===== RAW DATA =====
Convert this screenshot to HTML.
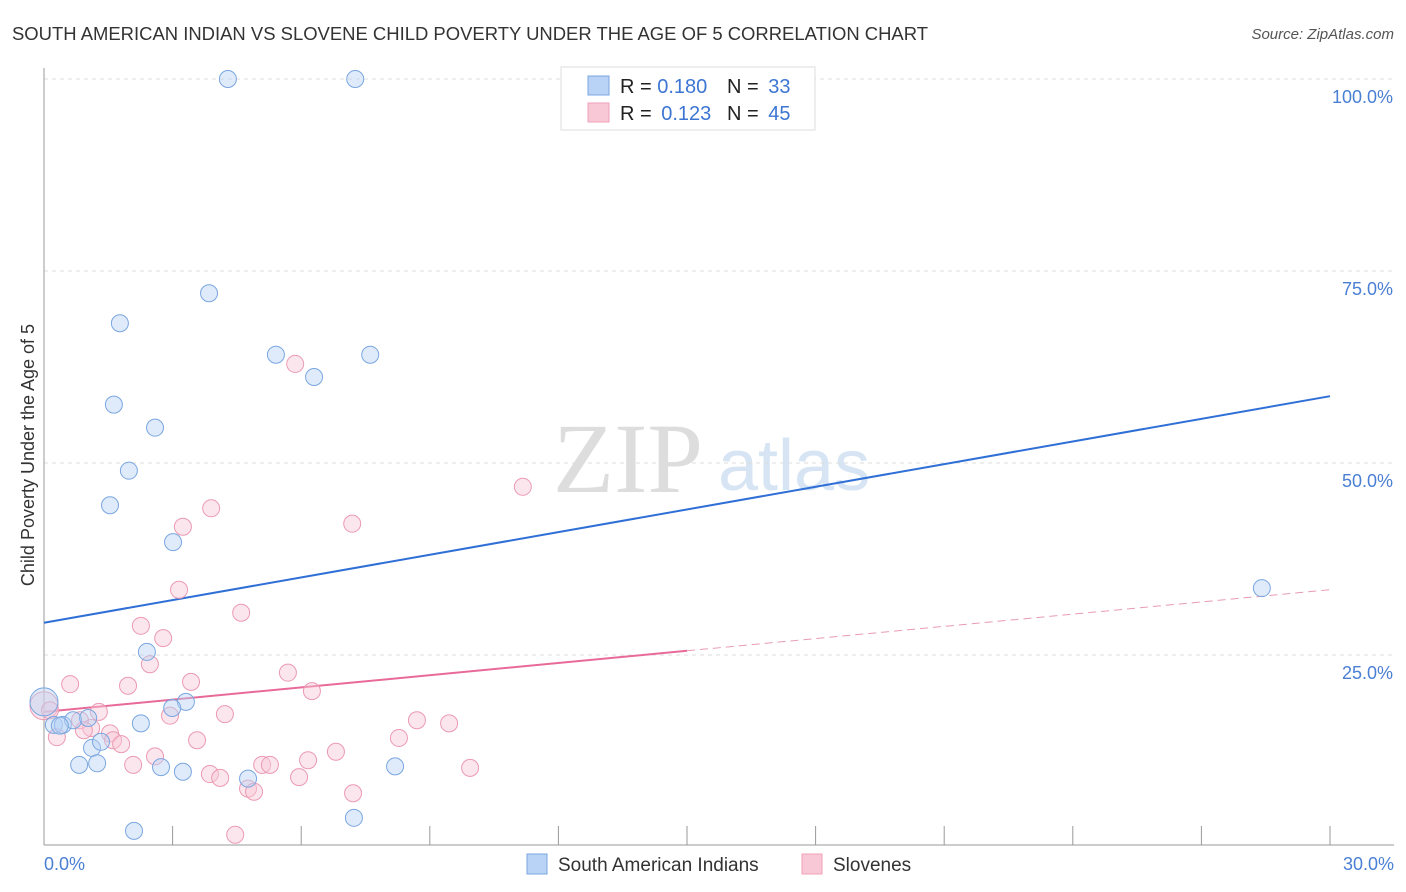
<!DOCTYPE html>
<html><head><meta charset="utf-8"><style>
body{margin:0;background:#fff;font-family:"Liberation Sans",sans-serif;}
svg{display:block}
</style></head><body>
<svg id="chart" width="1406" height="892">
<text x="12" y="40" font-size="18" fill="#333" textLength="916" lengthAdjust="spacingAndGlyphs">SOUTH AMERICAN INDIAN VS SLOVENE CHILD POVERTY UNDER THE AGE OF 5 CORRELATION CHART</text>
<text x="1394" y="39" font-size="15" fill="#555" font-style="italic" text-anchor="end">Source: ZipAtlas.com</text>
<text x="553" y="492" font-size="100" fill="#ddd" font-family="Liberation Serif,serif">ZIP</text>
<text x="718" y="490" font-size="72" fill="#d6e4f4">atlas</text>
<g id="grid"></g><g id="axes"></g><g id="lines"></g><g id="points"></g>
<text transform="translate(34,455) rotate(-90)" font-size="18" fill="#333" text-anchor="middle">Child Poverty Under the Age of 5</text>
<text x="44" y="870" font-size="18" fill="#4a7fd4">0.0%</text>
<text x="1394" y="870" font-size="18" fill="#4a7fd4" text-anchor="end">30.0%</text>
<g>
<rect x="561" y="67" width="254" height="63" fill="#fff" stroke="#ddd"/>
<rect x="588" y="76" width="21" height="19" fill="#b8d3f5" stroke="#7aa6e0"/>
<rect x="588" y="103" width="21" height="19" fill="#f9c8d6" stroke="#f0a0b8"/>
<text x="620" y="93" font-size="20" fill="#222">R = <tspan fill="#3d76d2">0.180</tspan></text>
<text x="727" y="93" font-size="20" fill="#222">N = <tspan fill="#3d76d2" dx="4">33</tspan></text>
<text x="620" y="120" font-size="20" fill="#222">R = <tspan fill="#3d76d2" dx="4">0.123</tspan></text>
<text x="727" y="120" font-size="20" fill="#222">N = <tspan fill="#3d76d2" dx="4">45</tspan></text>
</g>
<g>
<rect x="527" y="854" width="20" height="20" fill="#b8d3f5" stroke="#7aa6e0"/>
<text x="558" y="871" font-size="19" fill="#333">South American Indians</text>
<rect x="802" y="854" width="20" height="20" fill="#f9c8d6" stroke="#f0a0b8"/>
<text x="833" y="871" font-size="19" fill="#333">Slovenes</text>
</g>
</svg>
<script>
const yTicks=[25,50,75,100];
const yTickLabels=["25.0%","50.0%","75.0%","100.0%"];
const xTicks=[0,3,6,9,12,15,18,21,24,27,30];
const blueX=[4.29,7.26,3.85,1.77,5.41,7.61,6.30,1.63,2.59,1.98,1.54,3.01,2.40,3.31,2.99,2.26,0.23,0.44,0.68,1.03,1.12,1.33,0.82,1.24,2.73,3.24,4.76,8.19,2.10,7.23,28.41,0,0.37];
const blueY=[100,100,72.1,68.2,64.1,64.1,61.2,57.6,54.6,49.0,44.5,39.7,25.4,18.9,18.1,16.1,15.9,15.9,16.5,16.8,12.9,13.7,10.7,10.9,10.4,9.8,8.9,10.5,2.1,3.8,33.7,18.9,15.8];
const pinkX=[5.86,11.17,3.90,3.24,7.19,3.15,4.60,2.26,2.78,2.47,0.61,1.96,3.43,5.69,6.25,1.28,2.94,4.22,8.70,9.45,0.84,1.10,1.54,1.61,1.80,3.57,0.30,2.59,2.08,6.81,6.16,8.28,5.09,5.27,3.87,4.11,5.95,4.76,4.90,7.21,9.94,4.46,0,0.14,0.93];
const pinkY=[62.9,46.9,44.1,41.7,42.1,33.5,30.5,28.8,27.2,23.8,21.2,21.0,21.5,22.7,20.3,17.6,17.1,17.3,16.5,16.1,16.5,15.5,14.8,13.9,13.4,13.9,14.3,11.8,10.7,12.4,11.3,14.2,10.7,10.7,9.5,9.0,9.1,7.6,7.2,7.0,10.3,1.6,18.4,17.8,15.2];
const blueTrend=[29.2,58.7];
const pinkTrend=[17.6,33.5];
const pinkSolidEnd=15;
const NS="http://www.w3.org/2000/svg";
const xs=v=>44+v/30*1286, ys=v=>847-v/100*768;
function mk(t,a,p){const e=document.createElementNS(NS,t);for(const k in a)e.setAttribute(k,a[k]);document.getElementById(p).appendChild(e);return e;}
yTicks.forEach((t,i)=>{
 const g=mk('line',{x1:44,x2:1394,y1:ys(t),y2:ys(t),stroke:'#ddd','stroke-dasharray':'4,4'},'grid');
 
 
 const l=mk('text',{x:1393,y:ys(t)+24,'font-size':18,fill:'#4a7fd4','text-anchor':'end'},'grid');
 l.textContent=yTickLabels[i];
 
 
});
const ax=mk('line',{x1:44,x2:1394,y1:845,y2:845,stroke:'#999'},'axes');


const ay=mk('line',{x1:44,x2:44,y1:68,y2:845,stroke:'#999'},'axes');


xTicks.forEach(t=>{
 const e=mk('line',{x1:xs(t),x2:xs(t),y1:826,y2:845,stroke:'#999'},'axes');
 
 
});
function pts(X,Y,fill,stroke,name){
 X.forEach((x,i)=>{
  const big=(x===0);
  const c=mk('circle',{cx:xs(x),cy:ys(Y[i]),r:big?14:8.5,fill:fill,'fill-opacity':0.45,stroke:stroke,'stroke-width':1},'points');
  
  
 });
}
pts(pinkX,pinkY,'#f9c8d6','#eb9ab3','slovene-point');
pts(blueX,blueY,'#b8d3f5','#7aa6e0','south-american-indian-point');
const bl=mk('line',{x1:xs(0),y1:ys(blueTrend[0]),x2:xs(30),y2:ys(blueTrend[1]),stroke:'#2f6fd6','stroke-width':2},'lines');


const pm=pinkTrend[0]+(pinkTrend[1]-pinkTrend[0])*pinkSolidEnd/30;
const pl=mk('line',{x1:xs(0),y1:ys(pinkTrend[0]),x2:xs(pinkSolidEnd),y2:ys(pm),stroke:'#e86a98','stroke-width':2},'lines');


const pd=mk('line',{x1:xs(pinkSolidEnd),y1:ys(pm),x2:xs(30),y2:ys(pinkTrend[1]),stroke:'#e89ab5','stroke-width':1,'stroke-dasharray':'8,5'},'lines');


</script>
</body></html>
=====
Repeat the listing verbatim. Skip the pictures.

Convert this screenshot to HTML.
<!DOCTYPE html>
<html><head><meta charset="utf-8"><style>
body{margin:0;background:#fff;font-family:"Liberation Sans",sans-serif;}
svg{display:block}
</style></head><body>
<svg id="chart" width="1406" height="892">
<text x="12" y="40" font-size="18" fill="#333" textLength="916" lengthAdjust="spacingAndGlyphs">SOUTH AMERICAN INDIAN VS SLOVENE CHILD POVERTY UNDER THE AGE OF 5 CORRELATION CHART</text>
<text x="1394" y="39" font-size="15" fill="#555" font-style="italic" text-anchor="end">Source: ZipAtlas.com</text>
<text x="553" y="492" font-size="100" fill="#ddd" font-family="Liberation Serif,serif">ZIP</text>
<text x="718" y="490" font-size="72" fill="#d6e4f4">atlas</text>
<g id="grid"></g><g id="axes"></g><g id="lines"></g><g id="points"></g>
<text transform="translate(34,455) rotate(-90)" font-size="18" fill="#333" text-anchor="middle">Child Poverty Under the Age of 5</text>
<text x="44" y="870" font-size="18" fill="#4a7fd4">0.0%</text>
<text x="1394" y="870" font-size="18" fill="#4a7fd4" text-anchor="end">30.0%</text>
<g>
<rect x="561" y="67" width="254" height="63" fill="#fff" stroke="#ddd"/>
<rect x="588" y="76" width="21" height="19" fill="#b8d3f5" stroke="#7aa6e0"/>
<rect x="588" y="103" width="21" height="19" fill="#f9c8d6" stroke="#f0a0b8"/>
<text x="620" y="93" font-size="20" fill="#222">R = <tspan fill="#3d76d2">0.180</tspan></text>
<text x="727" y="93" font-size="20" fill="#222">N = <tspan fill="#3d76d2" dx="4">33</tspan></text>
<text x="620" y="120" font-size="20" fill="#222">R = <tspan fill="#3d76d2" dx="4">0.123</tspan></text>
<text x="727" y="120" font-size="20" fill="#222">N = <tspan fill="#3d76d2" dx="4">45</tspan></text>
</g>
<g>
<rect x="527" y="854" width="20" height="20" fill="#b8d3f5" stroke="#7aa6e0"/>
<text x="558" y="871" font-size="19" fill="#333">South American Indians</text>
<rect x="802" y="854" width="20" height="20" fill="#f9c8d6" stroke="#f0a0b8"/>
<text x="833" y="871" font-size="19" fill="#333">Slovenes</text>
</g>
</svg>
<script>
const yTicks=[25,50,75,100];
const yTickLabels=["25.0%","50.0%","75.0%","100.0%"];
const xTicks=[0,3,6,9,12,15,18,21,24,27,30];
const blueX=[4.29,7.26,3.85,1.77,5.41,7.61,6.30,1.63,2.59,1.98,1.54,3.01,2.40,3.31,2.99,2.26,0.23,0.44,0.68,1.03,1.12,1.33,0.82,1.24,2.73,3.24,4.76,8.19,2.10,7.23,28.41,0,0.37];
const blueY=[100,100,72.1,68.2,64.1,64.1,61.2,57.6,54.6,49.0,44.5,39.7,25.4,18.9,18.1,16.1,15.9,15.9,16.5,16.8,12.9,13.7,10.7,10.9,10.4,9.8,8.9,10.5,2.1,3.8,33.7,18.9,15.8];
const pinkX=[5.86,11.17,3.90,3.24,7.19,3.15,4.60,2.26,2.78,2.47,0.61,1.96,3.43,5.69,6.25,1.28,2.94,4.22,8.70,9.45,0.84,1.10,1.54,1.61,1.80,3.57,0.30,2.59,2.08,6.81,6.16,8.28,5.09,5.27,3.87,4.11,5.95,4.76,4.90,7.21,9.94,4.46,0,0.14,0.93];
const pinkY=[62.9,46.9,44.1,41.7,42.1,33.5,30.5,28.8,27.2,23.8,21.2,21.0,21.5,22.7,20.3,17.6,17.1,17.3,16.5,16.1,16.5,15.5,14.8,13.9,13.4,13.9,14.3,11.8,10.7,12.4,11.3,14.2,10.7,10.7,9.5,9.0,9.1,7.6,7.2,7.0,10.3,1.6,18.4,17.8,15.2];
const blueTrend=[29.2,58.7];
const pinkTrend=[17.6,33.5];
const pinkSolidEnd=15;
const NS="http://www.w3.org/2000/svg";
const xs=v=>44+v/30*1286, ys=v=>847-v/100*768;
function mk(t,a,p){const e=document.createElementNS(NS,t);for(const k in a)e.setAttribute(k,a[k]);document.getElementById(p).appendChild(e);return e;}
yTicks.forEach((t,i)=>{
 const g=mk('line',{x1:44,x2:1394,y1:ys(t),y2:ys(t),stroke:'#ddd','stroke-dasharray':'4,4'},'grid');
 
 
 const l=mk('text',{x:1393,y:ys(t)+24,'font-size':18,fill:'#4a7fd4','text-anchor':'end'},'grid');
 l.textContent=yTickLabels[i];
 
 
});
const ax=mk('line',{x1:44,x2:1394,y1:845,y2:845,stroke:'#999'},'axes');


const ay=mk('line',{x1:44,x2:44,y1:68,y2:845,stroke:'#999'},'axes');


xTicks.forEach(t=>{
 const e=mk('line',{x1:xs(t),x2:xs(t),y1:826,y2:845,stroke:'#999'},'axes');
 
 
});
function pts(X,Y,fill,stroke,name){
 X.forEach((x,i)=>{
  const big=(x===0);
  const c=mk('circle',{cx:xs(x),cy:ys(Y[i]),r:big?14:8.5,fill:fill,'fill-opacity':0.45,stroke:stroke,'stroke-width':1},'points');
  
  
 });
}
pts(pinkX,pinkY,'#f9c8d6','#eb9ab3','slovene-point');
pts(blueX,blueY,'#b8d3f5','#7aa6e0','south-american-indian-point');
const bl=mk('line',{x1:xs(0),y1:ys(blueTrend[0]),x2:xs(30),y2:ys(blueTrend[1]),stroke:'#2f6fd6','stroke-width':2},'lines');


const pm=pinkTrend[0]+(pinkTrend[1]-pinkTrend[0])*pinkSolidEnd/30;
const pl=mk('line',{x1:xs(0),y1:ys(pinkTrend[0]),x2:xs(pinkSolidEnd),y2:ys(pm),stroke:'#e86a98','stroke-width':2},'lines');


const pd=mk('line',{x1:xs(pinkSolidEnd),y1:ys(pm),x2:xs(30),y2:ys(pinkTrend[1]),stroke:'#e89ab5','stroke-width':1,'stroke-dasharray':'8,5'},'lines');


</script>
</body></html>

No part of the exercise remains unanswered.